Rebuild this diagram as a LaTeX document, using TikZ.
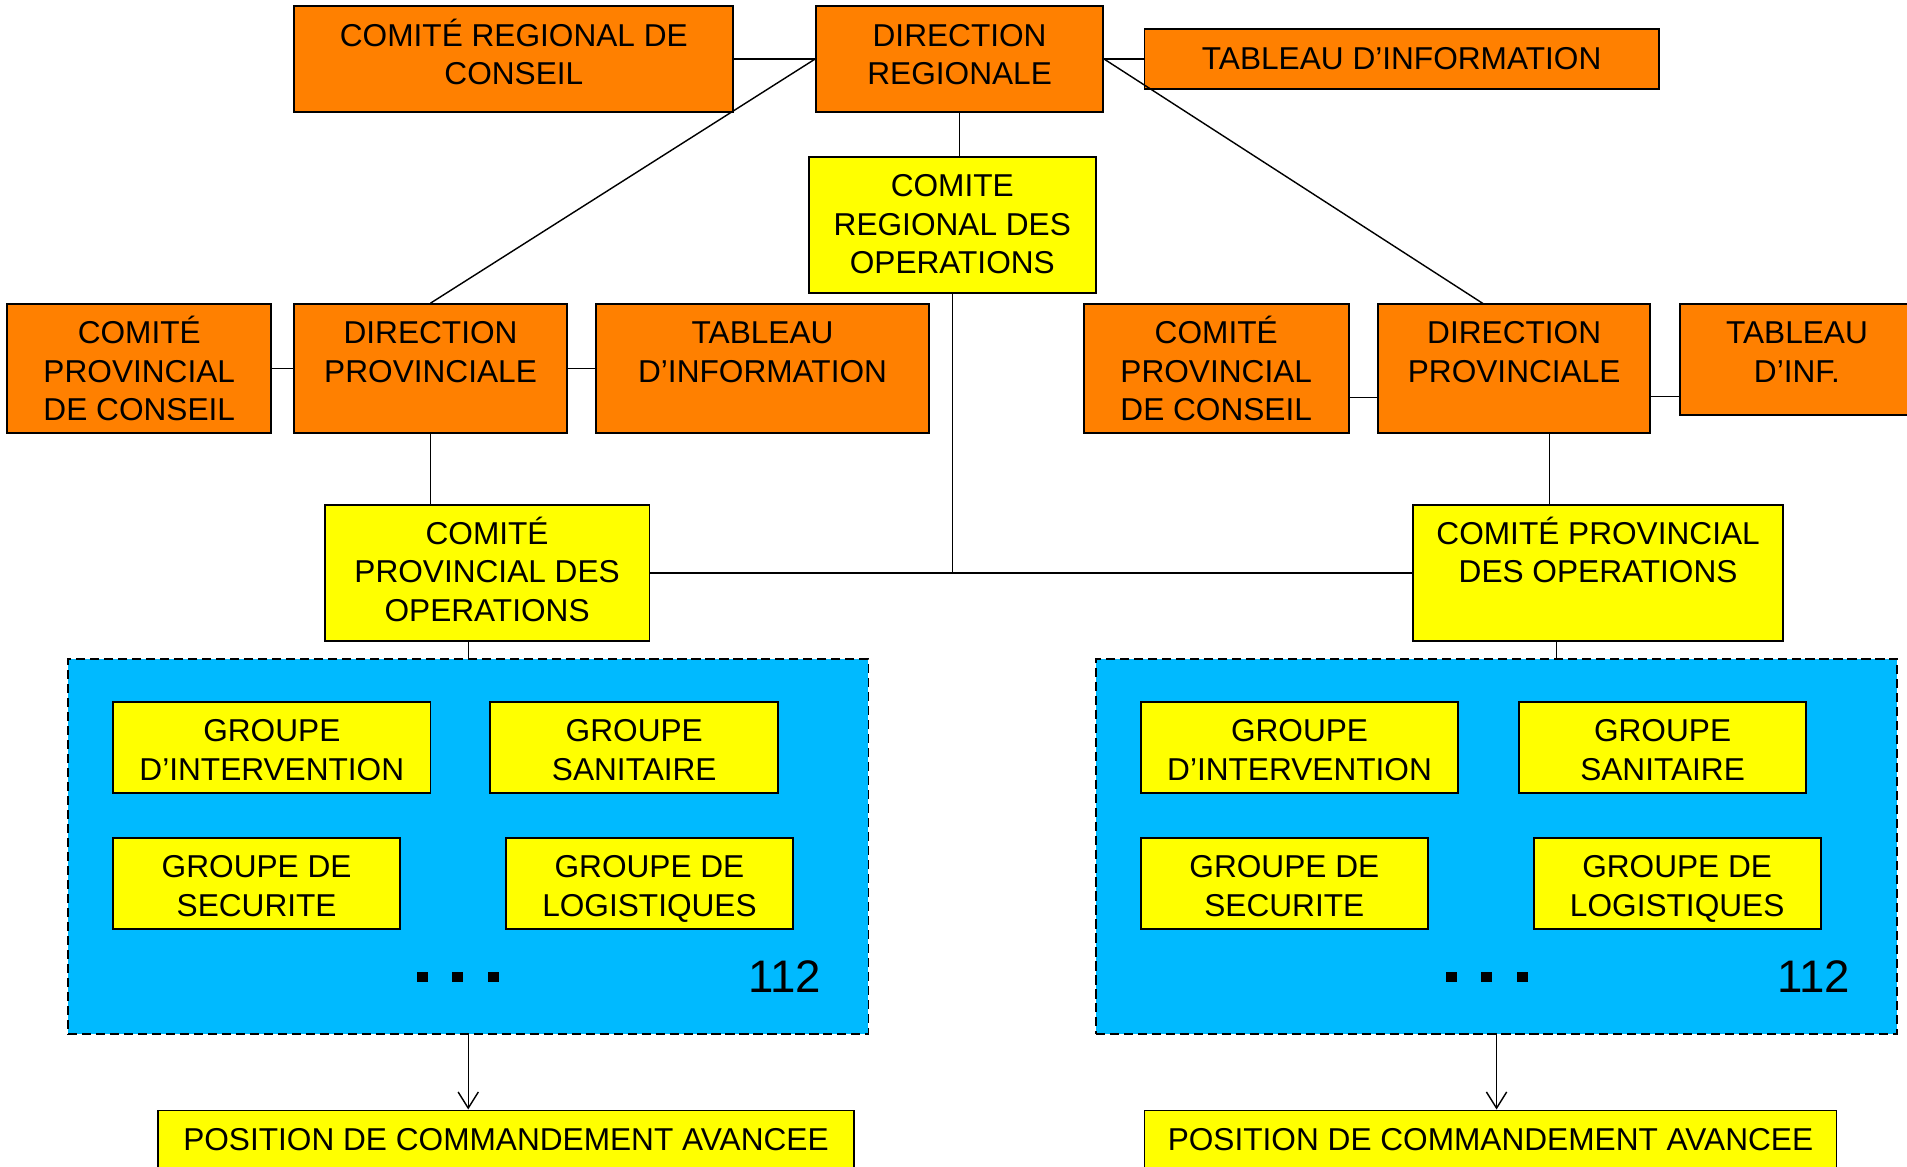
\documentclass[tikz,border=0pt]{standalone}
\usepackage{fontspec}
\setmainfont{Liberation Sans}
\usetikzlibrary{fit,calc,arrows.meta}
\definecolor{orng}{RGB}{255,128,0}
\definecolor{yel}{RGB}{255,255,0}
\definecolor{sky}{RGB}{0,186,255}
\tikzset{
  shapebox/.style={rectangle, draw=black, line width=0.9pt, inner sep=0pt},
  obox/.style={shapebox, fill=orng},
  ybox/.style={shapebox, fill=yel},
  bluebox/.style={rectangle, draw=black, fill=sky, line width=0.8pt, dash pattern=on 4.5pt off 2.4pt, inner sep=0pt},
  txt/.style={font=\fontsize{15.6}{18.9}\selectfont, align=center, inner sep=0pt},
  num/.style={font=\fontsize{22.5}{24}\selectfont, inner sep=0pt},
  dotsq/.style={rectangle, fill=black, minimum width=5.4pt, minimum height=5.1pt, inner sep=0pt},
  link/.style={draw=black, line width=0.7pt},
  arr/.style={link, -{Straight Barb[length=8pt,width=10pt]}}
}
\newcommand\orgbox[7]{%
  \node[#2, fit={(#3,#4) (#5,#6)}] (#1) {};
  \node[txt, anchor=north] (#1-t) at ($(#1.north)+(0,10.7)$) {\vphantom{É}\strut#7};
}
\begin{document}
\begin{tikzpicture}[x=0.6pt,y=-0.6pt]
\useasboundingbox (0,0) rectangle (1568,959.5);
\clip (0,0) rectangle (1568,959.5);

% blue group areas
\node[bluebox, fit={(56,542) (714,850)}] (bl) {};
\node[bluebox, fit={(901,542) (1560,850)}] (br) {};

% top level
\orgbox{crc}{obox}{242}{5}{603}{92}{COMITÉ REGIONAL DE\\CONSEIL}
\orgbox{dr}{obox}{671}{5}{907}{92}{DIRECTION\\REGIONALE}
\orgbox{ti}{obox}{941}{24}{1364}{73}{TABLEAU D’INFORMATION}
\orgbox{cro}{ybox}{665}{129}{901}{241}{COMITE\\REGIONAL DES\\OPERATIONS}

% provincial left
\orgbox{cpcl}{obox}{6}{250}{223}{356}{COMITÉ\\PROVINCIAL\\DE CONSEIL}
\orgbox{dpl}{obox}{242}{250}{466}{356}{DIRECTION\\PROVINCIALE}
\orgbox{til}{obox}{490}{250}{764}{356}{TABLEAU\\D’INFORMATION}
% provincial right
\orgbox{cpcr}{obox}{891}{250}{1109}{356}{COMITÉ\\PROVINCIAL\\DE CONSEIL}
\orgbox{dpr}{obox}{1133}{250}{1357}{356}{DIRECTION\\PROVINCIALE}
\orgbox{tir}{obox}{1381}{250}{1574}{341}{TABLEAU\\D’INF.}

% provincial operations
\orgbox{cpol}{ybox}{267}{415}{534}{527}{COMITÉ\\PROVINCIAL DES\\OPERATIONS}
\orgbox{cpor}{ybox}{1162}{415}{1466}{527}{COMITÉ PROVINCIAL\\DES OPERATIONS}

% groups left
\orgbox{gil}{ybox}{93}{577}{354}{652}{GROUPE\\D’INTERVENTION}
\orgbox{gsl}{ybox}{403}{577}{640}{652}{GROUPE\\SANITAIRE}
\orgbox{gsel}{ybox}{93}{689}{329}{764}{GROUPE DE\\SECURITE}
\orgbox{gll}{ybox}{416}{689}{652}{764}{GROUPE DE\\LOGISTIQUES}
% groups right
\orgbox{gir}{ybox}{938}{577}{1199}{652}{GROUPE\\D’INTERVENTION}
\orgbox{gsr}{ybox}{1249}{577}{1485}{652}{GROUPE\\SANITAIRE}
\orgbox{gser}{ybox}{938}{689}{1174}{764}{GROUPE DE\\SECURITE}
\orgbox{glr}{ybox}{1261}{689}{1497}{764}{GROUPE DE\\LOGISTIQUES}

% dots and 112
\node[dotsq] (d1l) at (347.5,803.2) {};
\node[dotsq] (d2l) at (376.5,803.2) {};
\node[dotsq] (d3l) at (405.5,803.2) {};
\node[num] (nl) at (645,803) {112};
\node[dotsq] (d1r) at (1193.5,803.2) {};
\node[dotsq] (d2r) at (1222.5,803.2) {};
\node[dotsq] (d3r) at (1251.5,803.2) {};
\node[num] (nr) at (1491,803) {112};

% advanced command posts
\orgbox{pcal}{ybox}{130}{913}{702}{975}{POSITION DE COMMANDEMENT AVANCEE}
\orgbox{pcar}{ybox}{941}{913}{1510}{975}{POSITION DE COMMANDEMENT AVANCEE}

% connectors
\draw[link] (crc.east) -- (dr.west);
\draw[link] (dr.east) -- (ti.west);
\draw[link] (dr.south) -- (dr.south |- cro.north);
\draw[link] (dr.west) -- (dpl.north);
\coordinate (dprtop) at (1220,250);
\draw[link] (dr.east) -- (dprtop);
\draw[link] (cpcl.east) -- (dpl.west);
\draw[link] (dpl.east) -- (til.west);
\draw[link] ($(cpcr.east)+(0,24)$) -- ($(dpr.west)+(0,24)$);
\draw[link] ($(dpr.east)+(0,23)$) -- ($(tir.west)+(0,30.5)$);
\draw[link] (dpl.south) -- (dpl.south |- cpol.north);
\draw[link] ($(dpr.south)+(29,0)$) coordinate (dprb) -- (dprb |- cpor.north);
\draw[link] (cpol.east) -- (cpor.west);
\draw[link] (cro.south) -- (cro.south |- cpol.east);
\draw[link] ($(cpol.south)+(-15.5,0)$) coordinate (cpolb) -- (cpolb |- bl.north);
\draw[link] ($(cpor.south)+(-34,0)$) coordinate (cporb) -- (cporb |- br.north);
\draw[arr] (bl.south) -- (bl.south |- pcal.north);
\draw[arr] (br.south) -- (br.south |- pcar.north);
\end{tikzpicture}
\end{document}
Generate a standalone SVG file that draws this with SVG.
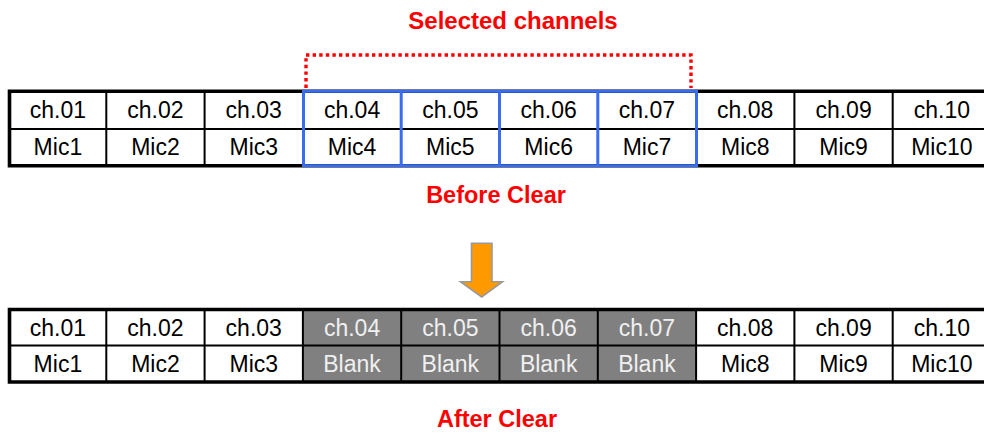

■ ■ ■ ■

Omit every image. Quote each record exactly.

* Exercise response:
Rebuild this diagram as a LaTeX document, using TikZ.
\documentclass[tikz,border=0pt]{standalone}
\usepackage{fontspec}
\setmainfont{Liberation Sans}
\usetikzlibrary{fit,calc,arrows.meta}
\definecolor{orng}{RGB}{255,128,0}
\definecolor{yel}{RGB}{255,255,0}
\definecolor{sky}{RGB}{0,186,255}
\tikzset{
  shapebox/.style={rectangle, draw=black, line width=0.9pt, inner sep=0pt},
  obox/.style={shapebox, fill=orng},
  ybox/.style={shapebox, fill=yel},
  bluebox/.style={rectangle, draw=black, fill=sky, line width=0.8pt, dash pattern=on 4.5pt off 2.4pt, inner sep=0pt},
  txt/.style={font=\fontsize{15.6}{18.9}\selectfont, align=center, inner sep=0pt},
  num/.style={font=\fontsize{22.5}{24}\selectfont, inner sep=0pt},
  dotsq/.style={rectangle, fill=black, minimum width=5.4pt, minimum height=5.1pt, inner sep=0pt},
  link/.style={draw=black, line width=0.7pt},
  arr/.style={link, -{Straight Barb[length=8pt,width=10pt]}}
}
\newcommand\orgbox[7]{%
  \node[#2, fit={(#3,#4) (#5,#6)}] (#1) {};
  \node[txt, anchor=north] (#1-t) at ($(#1.north)+(0,10.7)$) {\vphantom{É}\strut#7};
}
\begin{document}
\begin{tikzpicture}[x=0.6pt,y=-0.6pt]
\useasboundingbox (0,0) rectangle (1568,959.5);
\clip (0,0) rectangle (1568,959.5);

% blue group areas
\node[bluebox, fit={(56,542) (714,850)}] (bl) {};
\node[bluebox, fit={(901,542) (1560,850)}] (br) {};

% top level
\orgbox{crc}{obox}{242}{5}{603}{92}{COMITÉ REGIONAL DE\\CONSEIL}
\orgbox{dr}{obox}{671}{5}{907}{92}{DIRECTION\\REGIONALE}
\orgbox{ti}{obox}{941}{24}{1364}{73}{TABLEAU D’INFORMATION}
\orgbox{cro}{ybox}{665}{129}{901}{241}{COMITE\\REGIONAL DES\\OPERATIONS}

% provincial left
\orgbox{cpcl}{obox}{6}{250}{223}{356}{COMITÉ\\PROVINCIAL\\DE CONSEIL}
\orgbox{dpl}{obox}{242}{250}{466}{356}{DIRECTION\\PROVINCIALE}
\orgbox{til}{obox}{490}{250}{764}{356}{TABLEAU\\D’INFORMATION}
% provincial right
\orgbox{cpcr}{obox}{891}{250}{1109}{356}{COMITÉ\\PROVINCIAL\\DE CONSEIL}
\orgbox{dpr}{obox}{1133}{250}{1357}{356}{DIRECTION\\PROVINCIALE}
\orgbox{tir}{obox}{1381}{250}{1574}{341}{TABLEAU\\D’INF.}

% provincial operations
\orgbox{cpol}{ybox}{267}{415}{534}{527}{COMITÉ\\PROVINCIAL DES\\OPERATIONS}
\orgbox{cpor}{ybox}{1162}{415}{1466}{527}{COMITÉ PROVINCIAL\\DES OPERATIONS}

% groups left
\orgbox{gil}{ybox}{93}{577}{354}{652}{GROUPE\\D’INTERVENTION}
\orgbox{gsl}{ybox}{403}{577}{640}{652}{GROUPE\\SANITAIRE}
\orgbox{gsel}{ybox}{93}{689}{329}{764}{GROUPE DE\\SECURITE}
\orgbox{gll}{ybox}{416}{689}{652}{764}{GROUPE DE\\LOGISTIQUES}
% groups right
\orgbox{gir}{ybox}{938}{577}{1199}{652}{GROUPE\\D’INTERVENTION}
\orgbox{gsr}{ybox}{1249}{577}{1485}{652}{GROUPE\\SANITAIRE}
\orgbox{gser}{ybox}{938}{689}{1174}{764}{GROUPE DE\\SECURITE}
\orgbox{glr}{ybox}{1261}{689}{1497}{764}{GROUPE DE\\LOGISTIQUES}

% dots and 112
\node[dotsq] (d1l) at (347.5,803.2) {};
\node[dotsq] (d2l) at (376.5,803.2) {};
\node[dotsq] (d3l) at (405.5,803.2) {};
\node[num] (nl) at (645,803) {112};
\node[dotsq] (d1r) at (1193.5,803.2) {};
\node[dotsq] (d2r) at (1222.5,803.2) {};
\node[dotsq] (d3r) at (1251.5,803.2) {};
\node[num] (nr) at (1491,803) {112};

% advanced command posts
\orgbox{pcal}{ybox}{130}{913}{702}{975}{POSITION DE COMMANDEMENT AVANCEE}
\orgbox{pcar}{ybox}{941}{913}{1510}{975}{POSITION DE COMMANDEMENT AVANCEE}

% connectors
\draw[link] (crc.east) -- (dr.west);
\draw[link] (dr.east) -- (ti.west);
\draw[link] (dr.south) -- (dr.south |- cro.north);
\draw[link] (dr.west) -- (dpl.north);
\coordinate (dprtop) at (1220,250);
\draw[link] (dr.east) -- (dprtop);
\draw[link] (cpcl.east) -- (dpl.west);
\draw[link] (dpl.east) -- (til.west);
\draw[link] ($(cpcr.east)+(0,24)$) -- ($(dpr.west)+(0,24)$);
\draw[link] ($(dpr.east)+(0,23)$) -- ($(tir.west)+(0,30.5)$);
\draw[link] (dpl.south) -- (dpl.south |- cpol.north);
\draw[link] ($(dpr.south)+(29,0)$) coordinate (dprb) -- (dprb |- cpor.north);
\draw[link] (cpol.east) -- (cpor.west);
\draw[link] (cro.south) -- (cro.south |- cpol.east);
\draw[link] ($(cpol.south)+(-15.5,0)$) coordinate (cpolb) -- (cpolb |- bl.north);
\draw[link] ($(cpor.south)+(-34,0)$) coordinate (cporb) -- (cporb |- br.north);
\draw[arr] (bl.south) -- (bl.south |- pcal.north);
\draw[arr] (br.south) -- (br.south |- pcar.north);
\end{tikzpicture}
\end{document}
Generate a standalone SVG file that draws this with SVG.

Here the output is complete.